BEGIN DATA SUPPLIED

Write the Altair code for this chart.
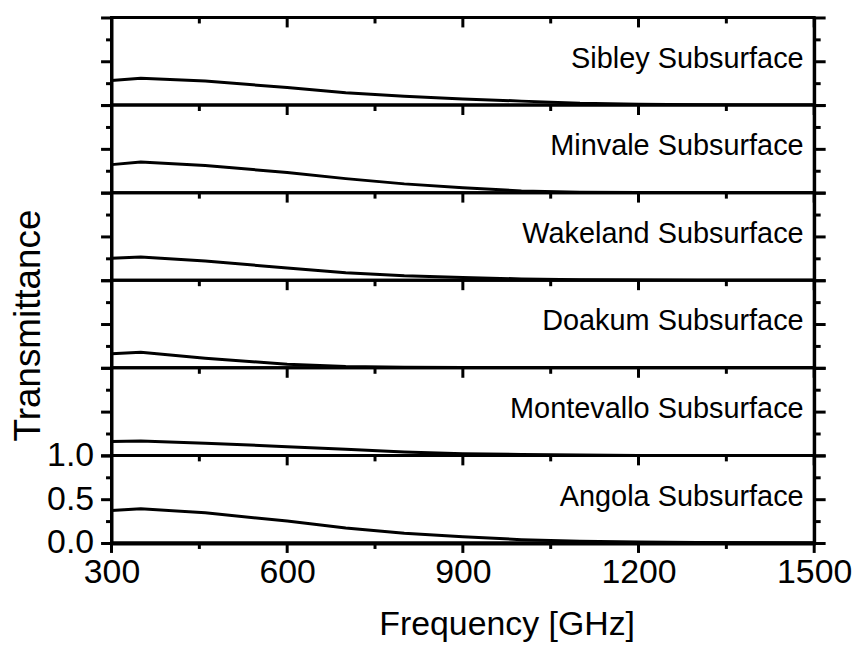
import altair as alt
import pandas as pd

# ---- data ----
freq = [300, 350, 460, 600, 700, 800, 900, 1000, 1100, 1200, 1300, 1400, 1500]
names = ["Sibley Subsurface", "Minvale Subsurface", "Wakeland Subsurface",
         "Doakum Subsurface", "Montevallo Subsurface", "Angola Subsurface"]
sibley = [0.28, 0.305, 0.275, 0.20, 0.14, 0.10, 0.07, 0.045, 0.02, 0.01, 0.003, 0.0, 0.0]
minvale = [0.32, 0.35, 0.31, 0.23, 0.16, 0.10, 0.055, 0.02, 0.006, 0.002, 0.0, 0.0, 0.0]
wakeland = [0.25, 0.265, 0.22, 0.14, 0.085, 0.05, 0.03, 0.015, 0.005, 0.002, 0.0, 0.0, 0.0]
doakum = [0.16, 0.177, 0.11, 0.04, 0.015, 0.007, 0.003, 0.0, 0.0, 0.0, 0.0, 0.0, 0.0]
montevallo = [0.158, 0.165, 0.14, 0.10, 0.07, 0.04, 0.02, 0.01, 0.005, 0.0, 0.0, 0.0, 0.0]
angola = [0.37, 0.39, 0.345, 0.25, 0.17, 0.11, 0.07, 0.038, 0.02, 0.01, 0.005, 0.002, 0.0]
series = [sibley, minvale, wakeland, doakum, montevallo, angola]

x_major = [300, 600, 900, 1200, 1500]
x_minor = [450, 750, 1050, 1350]
y_major = [0, 0.5, 1.0]
y_minor = [0.25, 0.75]

FONT = "Liberation Sans"
W, H = 706, 88
MAJ, MIN = 10, 6

xscale = alt.Scale(domain=[300, 1500], nice=False, zero=False)
yscale = alt.Scale(domain=[0, 1], nice=False, zero=False)

major_df = pd.DataFrame({"v": x_major})
minor_df = pd.DataFrame({"v": x_minor})


def y_major_left(bottom, with_title):
    kw = dict(values=y_major, tickSize=MAJ + 1, grid=False, orient="left")
    if bottom:
        kw.update(format=".1f", labelFontSize=34, labelPadding=7, labelOverlap=False,
                  labelBaseline="middle")
    else:
        kw.update(labels=False)
    if with_title:
        kw.update(title="Transmittance", titleFontSize=37, titleFontWeight="normal",
                  titleAngle=-90, titleX=-83, titleY=45, titleBaseline="middle",
                  titleAlign="center")
    else:
        kw.update(title=None)
    return alt.Axis(**kw)


def y_minor_axis(orient):
    return alt.Axis(values=y_minor, tickSize=MIN, grid=False, orient=orient,
                    labels=False, domain=False, title=None)


def y_major_right():
    return alt.Axis(values=y_major, tickSize=MAJ + 1, grid=False, orient="right",
                    labels=False, title=None)


def x_ticks(tdf, y0, y1):
    return alt.Chart(tdf).mark_rule(color="black", strokeWidth=3).encode(
        x=alt.X("v:Q", scale=xscale, axis=None),
        y=alt.value(y0), y2=alt.value(y1))


panels = []
for i, (name, vals) in enumerate(zip(names, series)):
    bottom = i == len(names) - 1
    df = pd.DataFrame({"f": freq, "t": vals})
    base = alt.Chart(df)
    line = base.mark_line(color="black", strokeWidth=3, clip=True).encode(
        x=alt.X("f:Q", scale=xscale, axis=None),
        y=alt.Y("t:Q", scale=yscale, axis=y_major_left(bottom, i == 3)),
    )
    label = alt.Chart(pd.DataFrame({"label": [name]})).mark_text(
        align="right", baseline="middle", fontSize=29, font=FONT, color="black"
    ).encode(
        x=alt.X(datum=1482, scale=xscale, axis=None),
        y=alt.Y(datum=0.53, scale=yscale, axis=y_minor_axis("left")),
        text="label:N",
    )
    right_a = base.mark_line(opacity=0).encode(
        x=alt.X("f:Q", scale=xscale, axis=None),
        y=alt.Y("t:Q", scale=yscale, axis=y_major_right()),
    )
    right_b = base.mark_line(opacity=0).encode(
        x=alt.X("f:Q", scale=xscale, axis=None),
        y=alt.Y("t:Q", scale=yscale, axis=y_minor_axis("right")),
    )
    layers = [line, label, right_a, right_b,
              x_ticks(major_df, 0, MAJ), x_ticks(minor_df, 0, MIN)]
    if bottom:
        layers += [x_ticks(major_df, H, H + MAJ), x_ticks(minor_df, H, H + MIN)]
    layer = alt.layer(*layers).resolve_axis(y="independent").properties(
        width=W, height=H)
    panels.append(layer)

# thin strip below the last panel that carries the frequency labels and title
strip = alt.Chart(pd.DataFrame({"f": [300], "t": [0.5]})).mark_point(opacity=0).encode(
    x=alt.X("f:Q", scale=xscale,
            axis=alt.Axis(values=x_major, ticks=False, domain=False, orient="bottom",
                          labelFlush=False, labelOverlap=False, format="d",
                          labelFontSize=34, labelPadding=12, grid=False,
                          title="Frequency [GHz]", titleFontSize=34,
                          titleFontWeight="normal", titleX=397, titleY=91,
                          titleBaseline="alphabetic", titleAlign="center")),
    y=alt.Y("t:Q", scale=yscale, axis=None),
).properties(width=W, height=1)
panels.append(strip)

chart = alt.vconcat(*panels, spacing=0, bounds="flush").properties(
    padding={"left": 0, "top": 5, "right": 0, "bottom": 5}
).configure_view(
    stroke="black", strokeWidth=3
).configure_axis(
    domainColor="black", domainWidth=3, tickColor="black", tickWidth=3,
    labelColor="black", titleColor="black", labelFont=FONT, titleFont=FONT,
)

chart.save("out.html", embed_options={"renderer": "svg", "actions": False})
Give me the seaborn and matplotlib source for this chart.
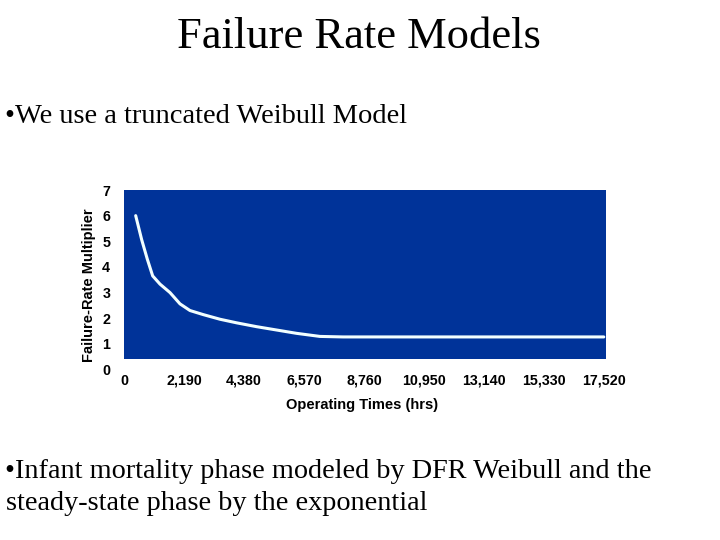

END DATA SUPPLIED

- _WRITTEN INSTRUCTION_:
Write out every line above exactly as it is, leaving out the pictures.

- _OUTPUT FOR THIS EXERCISE_:
Write the Altair code for this chart.
import altair as alt
import pandas as pd

# ---- data ----
freq = [300, 350, 460, 600, 700, 800, 900, 1000, 1100, 1200, 1300, 1400, 1500]
names = ["Sibley Subsurface", "Minvale Subsurface", "Wakeland Subsurface",
         "Doakum Subsurface", "Montevallo Subsurface", "Angola Subsurface"]
sibley = [0.28, 0.305, 0.275, 0.20, 0.14, 0.10, 0.07, 0.045, 0.02, 0.01, 0.003, 0.0, 0.0]
minvale = [0.32, 0.35, 0.31, 0.23, 0.16, 0.10, 0.055, 0.02, 0.006, 0.002, 0.0, 0.0, 0.0]
wakeland = [0.25, 0.265, 0.22, 0.14, 0.085, 0.05, 0.03, 0.015, 0.005, 0.002, 0.0, 0.0, 0.0]
doakum = [0.16, 0.177, 0.11, 0.04, 0.015, 0.007, 0.003, 0.0, 0.0, 0.0, 0.0, 0.0, 0.0]
montevallo = [0.158, 0.165, 0.14, 0.10, 0.07, 0.04, 0.02, 0.01, 0.005, 0.0, 0.0, 0.0, 0.0]
angola = [0.37, 0.39, 0.345, 0.25, 0.17, 0.11, 0.07, 0.038, 0.02, 0.01, 0.005, 0.002, 0.0]
series = [sibley, minvale, wakeland, doakum, montevallo, angola]

x_major = [300, 600, 900, 1200, 1500]
x_minor = [450, 750, 1050, 1350]
y_major = [0, 0.5, 1.0]
y_minor = [0.25, 0.75]

FONT = "Liberation Sans"
W, H = 706, 88
MAJ, MIN = 10, 6

xscale = alt.Scale(domain=[300, 1500], nice=False, zero=False)
yscale = alt.Scale(domain=[0, 1], nice=False, zero=False)

major_df = pd.DataFrame({"v": x_major})
minor_df = pd.DataFrame({"v": x_minor})


def y_major_left(bottom, with_title):
    kw = dict(values=y_major, tickSize=MAJ + 1, grid=False, orient="left")
    if bottom:
        kw.update(format=".1f", labelFontSize=34, labelPadding=7, labelOverlap=False,
                  labelBaseline="middle")
    else:
        kw.update(labels=False)
    if with_title:
        kw.update(title="Transmittance", titleFontSize=37, titleFontWeight="normal",
                  titleAngle=-90, titleX=-83, titleY=45, titleBaseline="middle",
                  titleAlign="center")
    else:
        kw.update(title=None)
    return alt.Axis(**kw)


def y_minor_axis(orient):
    return alt.Axis(values=y_minor, tickSize=MIN, grid=False, orient=orient,
                    labels=False, domain=False, title=None)


def y_major_right():
    return alt.Axis(values=y_major, tickSize=MAJ + 1, grid=False, orient="right",
                    labels=False, title=None)


def x_ticks(tdf, y0, y1):
    return alt.Chart(tdf).mark_rule(color="black", strokeWidth=3).encode(
        x=alt.X("v:Q", scale=xscale, axis=None),
        y=alt.value(y0), y2=alt.value(y1))


panels = []
for i, (name, vals) in enumerate(zip(names, series)):
    bottom = i == len(names) - 1
    df = pd.DataFrame({"f": freq, "t": vals})
    base = alt.Chart(df)
    line = base.mark_line(color="black", strokeWidth=3, clip=True).encode(
        x=alt.X("f:Q", scale=xscale, axis=None),
        y=alt.Y("t:Q", scale=yscale, axis=y_major_left(bottom, i == 3)),
    )
    label = alt.Chart(pd.DataFrame({"label": [name]})).mark_text(
        align="right", baseline="middle", fontSize=29, font=FONT, color="black"
    ).encode(
        x=alt.X(datum=1482, scale=xscale, axis=None),
        y=alt.Y(datum=0.53, scale=yscale, axis=y_minor_axis("left")),
        text="label:N",
    )
    right_a = base.mark_line(opacity=0).encode(
        x=alt.X("f:Q", scale=xscale, axis=None),
        y=alt.Y("t:Q", scale=yscale, axis=y_major_right()),
    )
    right_b = base.mark_line(opacity=0).encode(
        x=alt.X("f:Q", scale=xscale, axis=None),
        y=alt.Y("t:Q", scale=yscale, axis=y_minor_axis("right")),
    )
    layers = [line, label, right_a, right_b,
              x_ticks(major_df, 0, MAJ), x_ticks(minor_df, 0, MIN)]
    if bottom:
        layers += [x_ticks(major_df, H, H + MAJ), x_ticks(minor_df, H, H + MIN)]
    layer = alt.layer(*layers).resolve_axis(y="independent").properties(
        width=W, height=H)
    panels.append(layer)

# thin strip below the last panel that carries the frequency labels and title
strip = alt.Chart(pd.DataFrame({"f": [300], "t": [0.5]})).mark_point(opacity=0).encode(
    x=alt.X("f:Q", scale=xscale,
            axis=alt.Axis(values=x_major, ticks=False, domain=False, orient="bottom",
                          labelFlush=False, labelOverlap=False, format="d",
                          labelFontSize=34, labelPadding=12, grid=False,
                          title="Frequency [GHz]", titleFontSize=34,
                          titleFontWeight="normal", titleX=397, titleY=91,
                          titleBaseline="alphabetic", titleAlign="center")),
    y=alt.Y("t:Q", scale=yscale, axis=None),
).properties(width=W, height=1)
panels.append(strip)

chart = alt.vconcat(*panels, spacing=0, bounds="flush").properties(
    padding={"left": 0, "top": 5, "right": 0, "bottom": 5}
).configure_view(
    stroke="black", strokeWidth=3
).configure_axis(
    domainColor="black", domainWidth=3, tickColor="black", tickWidth=3,
    labelColor="black", titleColor="black", labelFont=FONT, titleFont=FONT,
)

chart.save("out.html", embed_options={"renderer": "svg", "actions": False})
Give me the seaborn and matplotlib source for this chart.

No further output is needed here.